━━━ DATA
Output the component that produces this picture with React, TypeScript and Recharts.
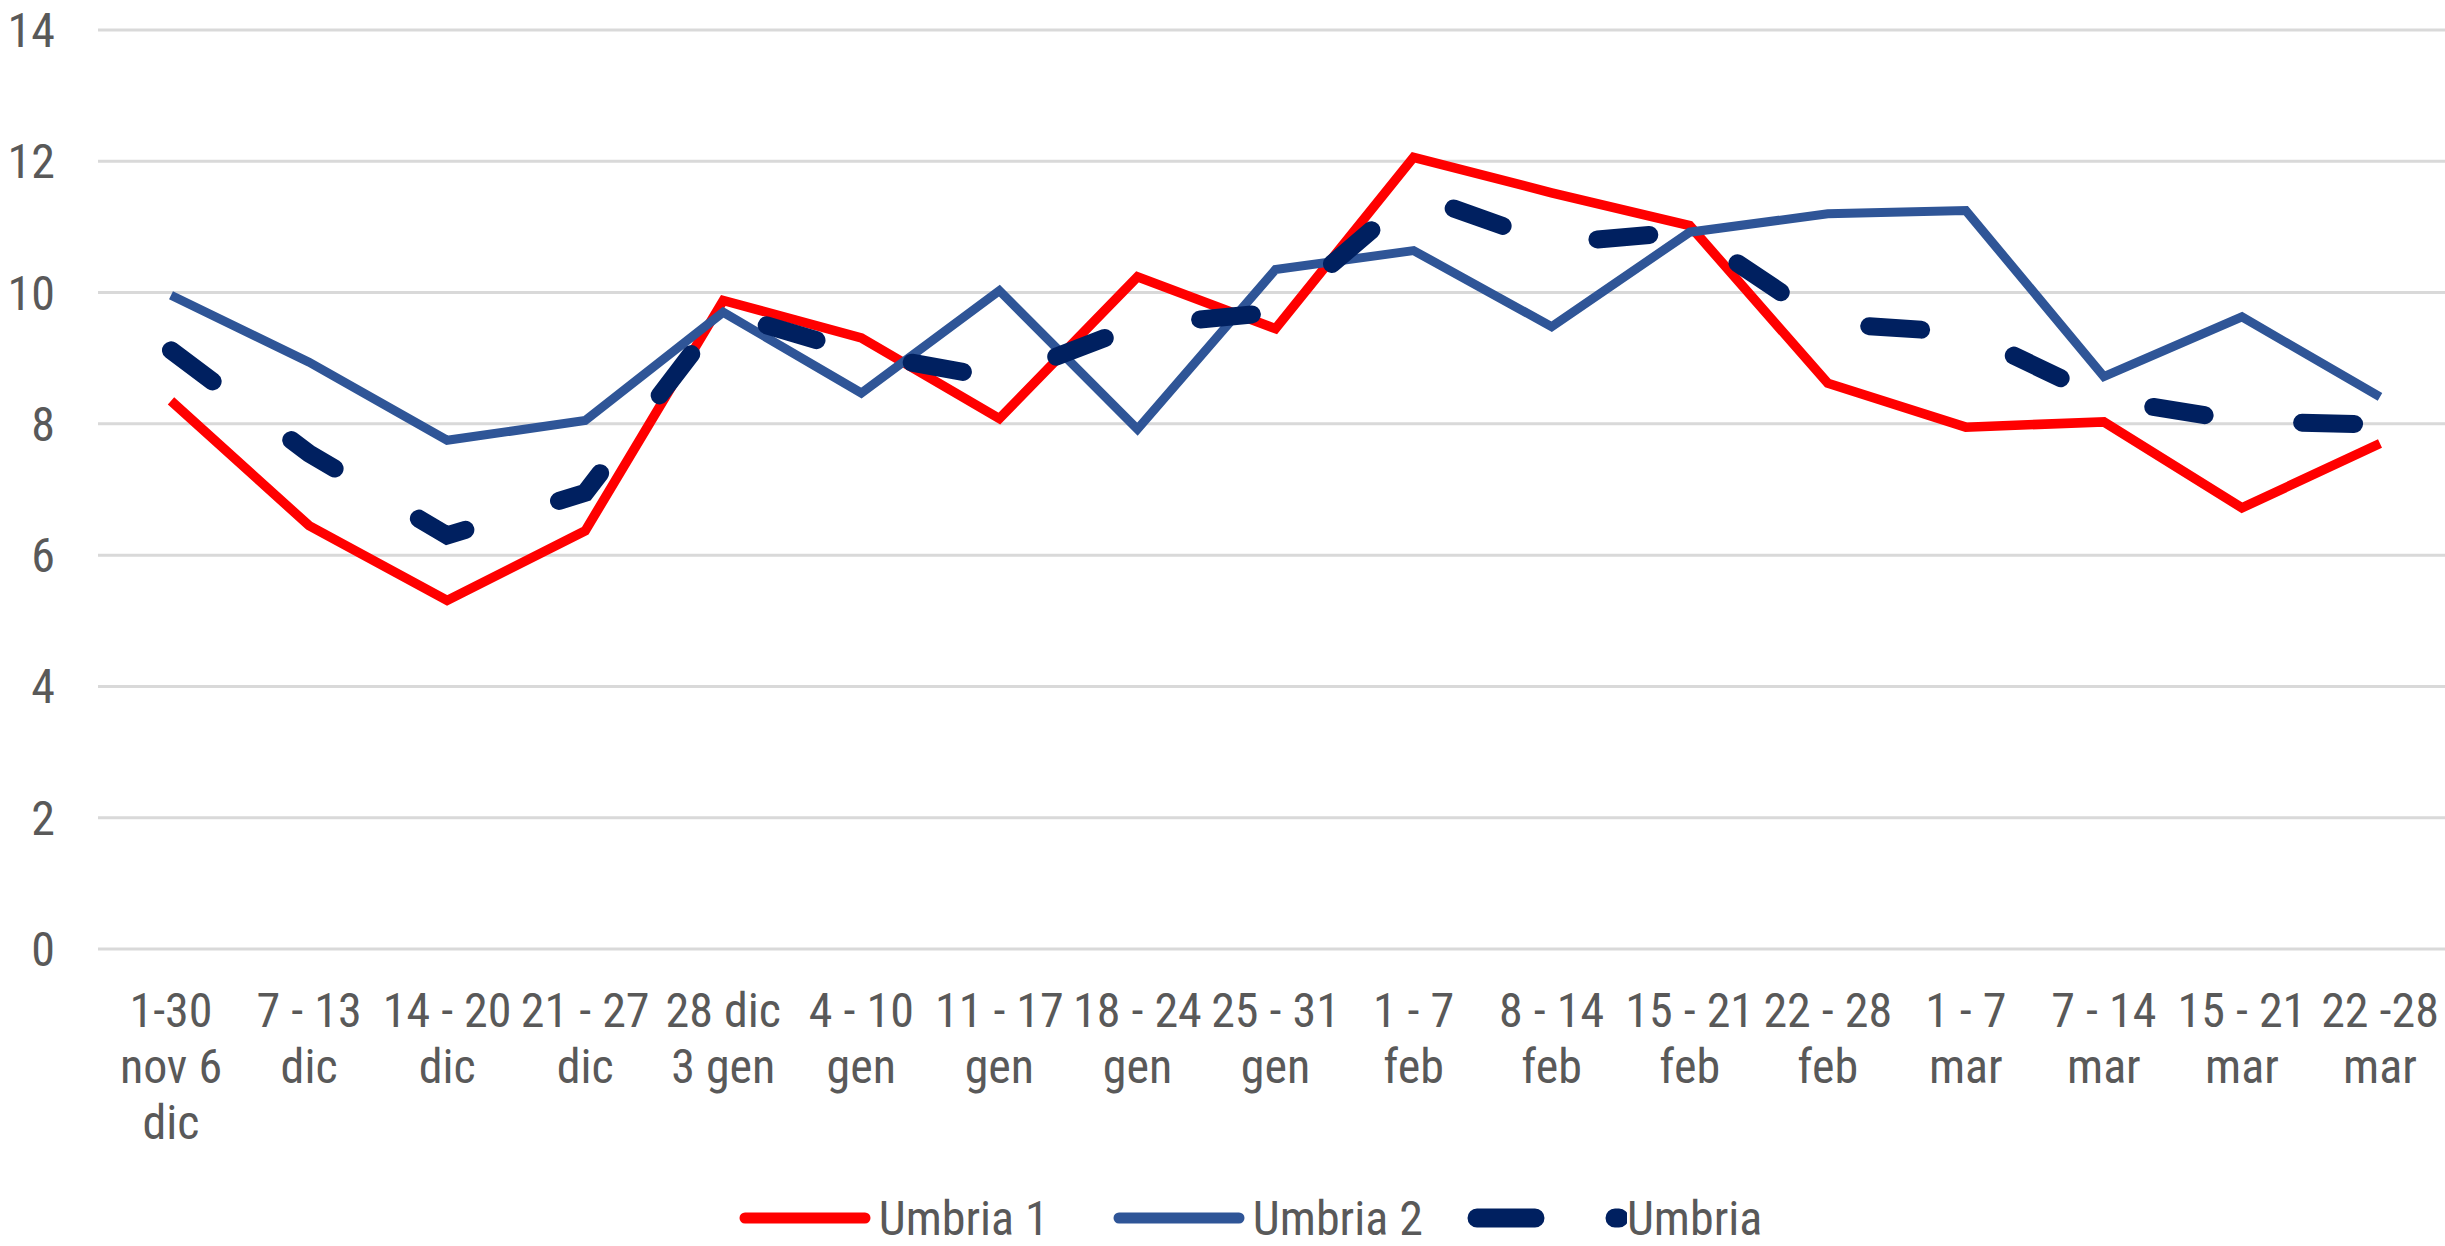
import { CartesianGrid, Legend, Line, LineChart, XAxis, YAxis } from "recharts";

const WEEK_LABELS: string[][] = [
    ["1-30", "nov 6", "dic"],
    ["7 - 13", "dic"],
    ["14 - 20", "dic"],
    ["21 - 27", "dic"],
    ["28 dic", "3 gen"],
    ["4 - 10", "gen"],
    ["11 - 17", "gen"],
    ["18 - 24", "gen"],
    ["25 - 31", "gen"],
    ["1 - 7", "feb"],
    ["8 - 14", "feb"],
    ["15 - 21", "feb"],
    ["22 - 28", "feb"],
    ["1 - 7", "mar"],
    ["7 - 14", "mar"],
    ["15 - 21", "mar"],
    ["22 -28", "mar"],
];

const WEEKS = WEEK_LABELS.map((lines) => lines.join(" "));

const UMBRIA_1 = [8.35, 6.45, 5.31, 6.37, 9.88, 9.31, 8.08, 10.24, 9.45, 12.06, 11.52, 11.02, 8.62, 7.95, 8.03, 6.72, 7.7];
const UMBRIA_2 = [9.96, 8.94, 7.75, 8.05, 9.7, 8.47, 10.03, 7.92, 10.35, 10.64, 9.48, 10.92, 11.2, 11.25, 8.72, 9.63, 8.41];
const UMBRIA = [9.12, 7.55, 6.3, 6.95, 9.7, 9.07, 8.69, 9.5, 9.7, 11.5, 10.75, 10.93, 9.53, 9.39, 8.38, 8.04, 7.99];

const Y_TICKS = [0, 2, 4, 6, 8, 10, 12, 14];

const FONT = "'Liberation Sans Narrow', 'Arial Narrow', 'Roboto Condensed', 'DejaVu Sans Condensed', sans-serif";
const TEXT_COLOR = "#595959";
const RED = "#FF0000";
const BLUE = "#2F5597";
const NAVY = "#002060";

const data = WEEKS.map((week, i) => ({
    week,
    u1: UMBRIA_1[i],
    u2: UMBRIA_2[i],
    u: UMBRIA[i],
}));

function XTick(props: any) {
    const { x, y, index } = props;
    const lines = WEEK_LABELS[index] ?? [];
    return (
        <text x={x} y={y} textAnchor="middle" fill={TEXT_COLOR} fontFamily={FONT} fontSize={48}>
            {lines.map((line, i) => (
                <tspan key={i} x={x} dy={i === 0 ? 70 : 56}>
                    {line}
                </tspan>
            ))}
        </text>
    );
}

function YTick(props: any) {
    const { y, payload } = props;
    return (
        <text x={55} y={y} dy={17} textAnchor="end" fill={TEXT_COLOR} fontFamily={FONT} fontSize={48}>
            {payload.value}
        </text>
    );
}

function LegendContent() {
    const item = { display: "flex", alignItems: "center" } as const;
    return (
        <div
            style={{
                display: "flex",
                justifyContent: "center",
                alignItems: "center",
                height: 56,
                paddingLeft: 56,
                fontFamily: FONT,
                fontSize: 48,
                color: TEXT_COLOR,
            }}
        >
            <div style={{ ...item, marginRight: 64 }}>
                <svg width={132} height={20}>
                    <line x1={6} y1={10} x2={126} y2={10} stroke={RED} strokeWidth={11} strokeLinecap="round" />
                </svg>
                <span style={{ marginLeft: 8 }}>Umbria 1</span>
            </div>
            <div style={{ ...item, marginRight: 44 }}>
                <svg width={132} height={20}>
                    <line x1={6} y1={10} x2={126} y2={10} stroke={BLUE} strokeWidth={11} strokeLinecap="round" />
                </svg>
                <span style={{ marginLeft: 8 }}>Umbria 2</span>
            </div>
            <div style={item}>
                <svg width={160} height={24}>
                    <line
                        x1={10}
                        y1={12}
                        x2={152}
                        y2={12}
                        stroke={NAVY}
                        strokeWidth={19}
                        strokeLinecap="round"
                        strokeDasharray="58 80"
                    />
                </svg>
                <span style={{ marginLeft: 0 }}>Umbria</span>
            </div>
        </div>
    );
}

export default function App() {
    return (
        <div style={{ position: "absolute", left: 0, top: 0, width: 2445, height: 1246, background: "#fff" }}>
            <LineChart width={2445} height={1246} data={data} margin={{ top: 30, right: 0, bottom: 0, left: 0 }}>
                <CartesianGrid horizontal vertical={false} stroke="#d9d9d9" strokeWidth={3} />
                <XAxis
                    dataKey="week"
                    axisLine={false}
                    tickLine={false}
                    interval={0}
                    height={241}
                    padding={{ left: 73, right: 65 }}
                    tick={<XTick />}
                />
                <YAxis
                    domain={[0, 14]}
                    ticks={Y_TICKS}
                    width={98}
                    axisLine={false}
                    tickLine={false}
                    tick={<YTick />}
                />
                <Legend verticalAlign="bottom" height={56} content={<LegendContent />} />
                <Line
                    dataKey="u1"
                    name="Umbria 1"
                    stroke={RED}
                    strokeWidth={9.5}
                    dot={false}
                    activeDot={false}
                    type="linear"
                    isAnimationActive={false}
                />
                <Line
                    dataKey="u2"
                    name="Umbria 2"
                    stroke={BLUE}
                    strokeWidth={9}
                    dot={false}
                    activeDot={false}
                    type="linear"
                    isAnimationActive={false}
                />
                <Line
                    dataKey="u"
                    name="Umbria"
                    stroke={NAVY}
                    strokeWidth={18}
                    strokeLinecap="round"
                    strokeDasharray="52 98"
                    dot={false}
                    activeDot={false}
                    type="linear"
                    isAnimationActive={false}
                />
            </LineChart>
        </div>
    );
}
━━━━━━
Could you repeat all of the material exactly? Pictures should not be copied.

**SOLUTION:**
Output the component that produces this picture with React, TypeScript and Recharts.
import { CartesianGrid, Legend, Line, LineChart, XAxis, YAxis } from "recharts";

const WEEK_LABELS: string[][] = [
    ["1-30", "nov 6", "dic"],
    ["7 - 13", "dic"],
    ["14 - 20", "dic"],
    ["21 - 27", "dic"],
    ["28 dic", "3 gen"],
    ["4 - 10", "gen"],
    ["11 - 17", "gen"],
    ["18 - 24", "gen"],
    ["25 - 31", "gen"],
    ["1 - 7", "feb"],
    ["8 - 14", "feb"],
    ["15 - 21", "feb"],
    ["22 - 28", "feb"],
    ["1 - 7", "mar"],
    ["7 - 14", "mar"],
    ["15 - 21", "mar"],
    ["22 -28", "mar"],
];

const WEEKS = WEEK_LABELS.map((lines) => lines.join(" "));

const UMBRIA_1 = [8.35, 6.45, 5.31, 6.37, 9.88, 9.31, 8.08, 10.24, 9.45, 12.06, 11.52, 11.02, 8.62, 7.95, 8.03, 6.72, 7.7];
const UMBRIA_2 = [9.96, 8.94, 7.75, 8.05, 9.7, 8.47, 10.03, 7.92, 10.35, 10.64, 9.48, 10.92, 11.2, 11.25, 8.72, 9.63, 8.41];
const UMBRIA = [9.12, 7.55, 6.3, 6.95, 9.7, 9.07, 8.69, 9.5, 9.7, 11.5, 10.75, 10.93, 9.53, 9.39, 8.38, 8.04, 7.99];

const Y_TICKS = [0, 2, 4, 6, 8, 10, 12, 14];

const FONT = "'Liberation Sans Narrow', 'Arial Narrow', 'Roboto Condensed', 'DejaVu Sans Condensed', sans-serif";
const TEXT_COLOR = "#595959";
const RED = "#FF0000";
const BLUE = "#2F5597";
const NAVY = "#002060";

const data = WEEKS.map((week, i) => ({
    week,
    u1: UMBRIA_1[i],
    u2: UMBRIA_2[i],
    u: UMBRIA[i],
}));

function XTick(props: any) {
    const { x, y, index } = props;
    const lines = WEEK_LABELS[index] ?? [];
    return (
        <text x={x} y={y} textAnchor="middle" fill={TEXT_COLOR} fontFamily={FONT} fontSize={48}>
            {lines.map((line, i) => (
                <tspan key={i} x={x} dy={i === 0 ? 70 : 56}>
                    {line}
                </tspan>
            ))}
        </text>
    );
}

function YTick(props: any) {
    const { y, payload } = props;
    return (
        <text x={55} y={y} dy={17} textAnchor="end" fill={TEXT_COLOR} fontFamily={FONT} fontSize={48}>
            {payload.value}
        </text>
    );
}

function LegendContent() {
    const item = { display: "flex", alignItems: "center" } as const;
    return (
        <div
            style={{
                display: "flex",
                justifyContent: "center",
                alignItems: "center",
                height: 56,
                paddingLeft: 56,
                fontFamily: FONT,
                fontSize: 48,
                color: TEXT_COLOR,
            }}
        >
            <div style={{ ...item, marginRight: 64 }}>
                <svg width={132} height={20}>
                    <line x1={6} y1={10} x2={126} y2={10} stroke={RED} strokeWidth={11} strokeLinecap="round" />
                </svg>
                <span style={{ marginLeft: 8 }}>Umbria 1</span>
            </div>
            <div style={{ ...item, marginRight: 44 }}>
                <svg width={132} height={20}>
                    <line x1={6} y1={10} x2={126} y2={10} stroke={BLUE} strokeWidth={11} strokeLinecap="round" />
                </svg>
                <span style={{ marginLeft: 8 }}>Umbria 2</span>
            </div>
            <div style={item}>
                <svg width={160} height={24}>
                    <line
                        x1={10}
                        y1={12}
                        x2={152}
                        y2={12}
                        stroke={NAVY}
                        strokeWidth={19}
                        strokeLinecap="round"
                        strokeDasharray="58 80"
                    />
                </svg>
                <span style={{ marginLeft: 0 }}>Umbria</span>
            </div>
        </div>
    );
}

export default function App() {
    return (
        <div style={{ position: "absolute", left: 0, top: 0, width: 2445, height: 1246, background: "#fff" }}>
            <LineChart width={2445} height={1246} data={data} margin={{ top: 30, right: 0, bottom: 0, left: 0 }}>
                <CartesianGrid horizontal vertical={false} stroke="#d9d9d9" strokeWidth={3} />
                <XAxis
                    dataKey="week"
                    axisLine={false}
                    tickLine={false}
                    interval={0}
                    height={241}
                    padding={{ left: 73, right: 65 }}
                    tick={<XTick />}
                />
                <YAxis
                    domain={[0, 14]}
                    ticks={Y_TICKS}
                    width={98}
                    axisLine={false}
                    tickLine={false}
                    tick={<YTick />}
                />
                <Legend verticalAlign="bottom" height={56} content={<LegendContent />} />
                <Line
                    dataKey="u1"
                    name="Umbria 1"
                    stroke={RED}
                    strokeWidth={9.5}
                    dot={false}
                    activeDot={false}
                    type="linear"
                    isAnimationActive={false}
                />
                <Line
                    dataKey="u2"
                    name="Umbria 2"
                    stroke={BLUE}
                    strokeWidth={9}
                    dot={false}
                    activeDot={false}
                    type="linear"
                    isAnimationActive={false}
                />
                <Line
                    dataKey="u"
                    name="Umbria"
                    stroke={NAVY}
                    strokeWidth={18}
                    strokeLinecap="round"
                    strokeDasharray="52 98"
                    dot={false}
                    activeDot={false}
                    type="linear"
                    isAnimationActive={false}
                />
            </LineChart>
        </div>
    );
}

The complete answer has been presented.